In the past, a variety of methods would also have been used, including microarrays and conventional sequencing. Second-generation sequencing offers the benefit of addressing many questions in a single experiment. “There are things we can find with sequencing that we wouldn’t have found before,” Dr. Gabriel says, adding, “we’ve found rearrangements in the glioblastomas, for example, that we weren’t able to see on the SNP arrays. There are also interesting transformations of some genes that were new to us. In ovarian cancer we’re finding, using a combination of point mutations and structural rearrangements, new pathways important in the cancer.”
One of the key strategies of their approach is targeting only the coding portion of the genome, which is just 1–2% of the overall genome. They utilize Solexa, using a method invented at the Broad Institute, and work in collaboration with Agilent Technologies. “We call it hybrid selection. It’s a technology that uses long oligos that Agilent synthesizes on arrays. The long oligos are cleaved off the arrays and capture corresponding parts of the human genome. We’re able to isolate the part that gets captured and sequence that.”
The most powerful of these is a set of all human exons—from all 20,000 human genes. That allows the scientists to target every gene in one experiment. “The power of using next-generation sequencing and the richness of the information that we’re getting now, in an almost routine way, is impressive,” adds Dr. Gabriel. “There’s still a long way to go to really work out the best and most sensitive and specific analysis. I think that some of the errors that are created in this data are still poorly understood. One of the main challenges right now is increasing the accuracy of our interpretation of data.”
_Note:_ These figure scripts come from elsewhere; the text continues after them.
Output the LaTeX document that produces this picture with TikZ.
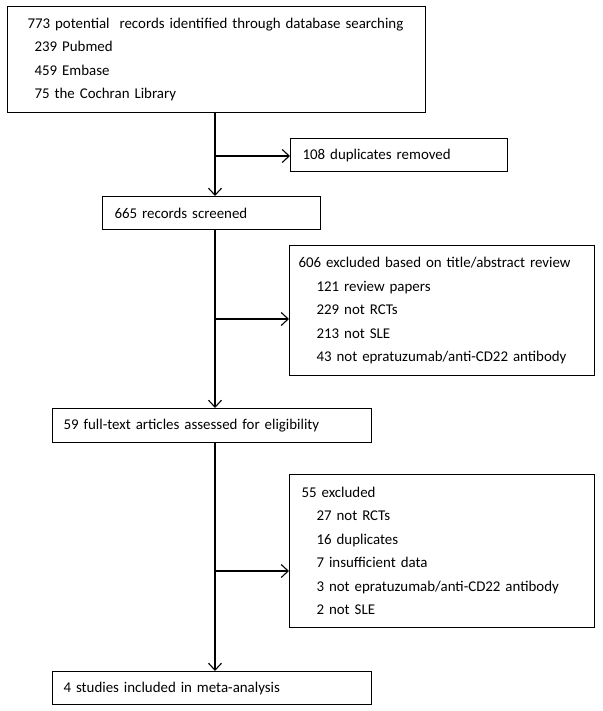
\documentclass[tikz,border=0pt]{standalone}
\usepackage{fontspec}
\setmainfont{Carlito}
\usetikzlibrary{arrows.meta}
\tikzset{
  box/.style={draw=black, line width=1.1pt, rectangle, anchor=north west, align=left,
    inner ysep=0pt, font=\fontsize{14.9}{23.5}\selectfont},
  arr/.style={draw=black, line width=1.1pt, -{Straight Barb[length=7pt,width=13pt,line width=1.1pt]}}
}
\newcommand{\ind}[1]{\hspace*{#1pt}}
\begin{document}
\begin{tikzpicture}[x=1pt,y=-1pt]
\useasboundingbox (0,0) rectangle (602,711);
\node[box, minimum width=418pt, minimum height=106pt, text width=378pt, inner xsep=20pt] (b1) at (7,6)
 {\mbox{773 potential\ \ records identified through database searching}\\
  \ind{7}239 Pubmed\\
  \ind{7}459 Embase\\
  \ind{7}75 the Cochran Library};
\node[box, minimum width=217pt, minimum height=33pt, text width=193pt, inner xsep=12pt] (dup) at (290,138)
 {108 duplicates removed};
\node[box, minimum width=218pt, minimum height=33pt, text width=194pt, inner xsep=12pt] (scr) at (102,196)
 {665 records screened};
\node[box, minimum width=305pt, minimum height=130pt, text width=287pt, inner xsep=9pt] (ex1) at (289,245)
 {606 excluded based on title/abstract review\\
  \ind{18}121 review papers\\
  \ind{18}229 not RCTs\\
  \ind{18}213 not SLE\\
  \ind{18}43 not epratuzumab/anti-CD22 antibody};
\node[box, minimum width=319pt, minimum height=34pt, text width=297pt, inner xsep=11pt] (ft) at (52,408)
 {59 full-text articles assessed for eligibility};
\node[box, minimum width=305pt, minimum height=153pt, text width=281pt, inner xsep=12pt] (ex2) at (289,474)
 {55 excluded\\
  \ind{15}27 not RCTs\\
  \ind{15}16 duplicates\\
  \ind{15}7 insufficient data\\
  \ind{15}3 not epratuzumab/anti-CD22 antibody\\
  \ind{15}2 not SLE};
\node[box, minimum width=319pt, minimum height=33pt, text width=297pt, inner xsep=11pt] (fin) at (52,671)
 {4 studies included in meta-analysis};
\coordinate (j1) at (215,156);
\coordinate (j2) at (215,319);
\coordinate (j3) at (215,571);
\draw[arr] (b1.south -| j1) -- (scr.north -| j1);
\draw[arr] (j1) -- (dup.west |- j1);
\draw[arr] (scr.south -| j2) -- (ft.north -| j2);
\draw[arr] (j2) -- (ex1.west |- j2);
\draw[arr] (ft.south -| j3) -- (fin.north -| j3);
\draw[arr] (j3) -- (ex2.west |- j3);
\end{tikzpicture}
\end{document}
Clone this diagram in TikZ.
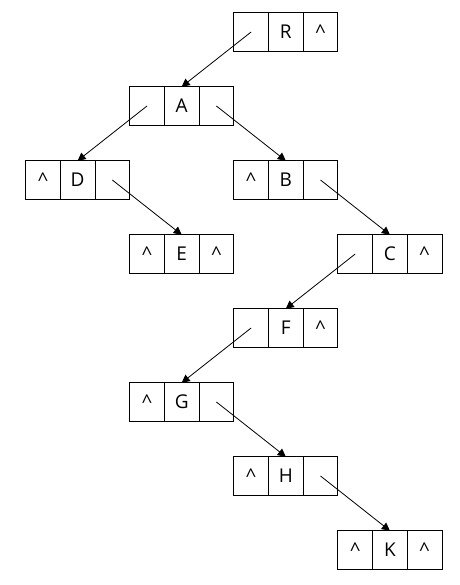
\documentclass[tikz,border=0pt]{standalone}
\usepackage{fontspec}
\setmainfont{Open Sans}
\usetikzlibrary{arrows.meta, positioning}

\newcommand{\nilptr}{\textasciicircum}

\begin{document}
\begin{tikzpicture}[
    x=1pt, y=1pt,
    node distance=35.5pt and 69.4pt,
    cell/.style={rectangle, draw, line width=0.8pt, minimum width=34.7pt, minimum height=38.5pt, inner sep=0pt, outer sep=0pt, font=\fontsize{19}{23}\selectfont},
    ptr/.style={-{Triangle[length=8pt, width=8pt]}, line width=0.8pt}
]
    \useasboundingbox (0,0) rectangle (459,-585);

    % middle cells hold the letters
    \node[cell] (R) at (285.8,-32) {R};
    \node[cell, below left=of R] (A) {A};
    \node[cell, below left=of A] (D) {D};
    \node[cell, below right=of A] (B) {B};
    \node[cell, below right=of D] (E) {E};
    \node[cell, below right=of B] (C) {C};
    \node[cell, below left=of C] (F) {F};
    \node[cell, below left=of F] (G) {G};
    \node[cell, below right=of G] (H) {H};
    \node[cell, below right=of H] (K) {K};

    % left and right pointer cells
    \foreach \n/\l/\r in {R//\nilptr, A//, D/\nilptr/, B/\nilptr/, E/\nilptr/\nilptr,
                          C//\nilptr, F//\nilptr, G/\nilptr/, H/\nilptr/, K/\nilptr/\nilptr} {
        \node[cell, left=0pt of \n] (\n-l) {\l};
        \node[cell, right=0pt of \n] (\n-r) {\r};
    }

    \draw[ptr] (R-l.center) -- (A.north);
    \draw[ptr] (A-l.center) -- (D.north);
    \draw[ptr] (A-r.center) -- (B.north);
    \draw[ptr] (D-r.center) -- (E.north);
    \draw[ptr] (B-r.center) -- (C.north);
    \draw[ptr] (C-l.center) -- (F.north);
    \draw[ptr] (F-l.center) -- (G.north);
    \draw[ptr] (G-r.center) -- (H.north);
    \draw[ptr] (H-r.center) -- (K.north);
\end{tikzpicture}
\end{document}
Matthew Ferber, Ph.D., is a codirector of the clinical molecular genetics laboratory at Mayo Clinic. His group is working on hereditary colon cancer. They start with 22 colon cancer genes on a Roche NimbleGen (Roche Applied Science) capture array, then elute the DNA and submit it for second-generation sequencing on the 454 and Solexa platforms.
The goal of this initial experiment was to compare the two platforms to see which is most useful for diagnostic purposes. “Each company right now has its strengths and weaknesses,” Dr. Ferber explains. Ultimately, the comparison seems pretty much a wash, and Dr. Ferber has not yet made a final decision.
“At the end of the day, the answer no clinical lab wants to hear is, you’ll have to sequence with both platforms to get a clear clinical picture. The economics of this for a clinical laboratory becomes untenable. There must be a convergence of the technology that allows for high throughput, short run time, long reads, all at an economical price.”
Second-generation sequencing has developed rapidly since its introduction in 2005. Now appearing in research, industrial, and clinical laboratories, it is finding new uses and new applications, and in some cases supplanting older technologies.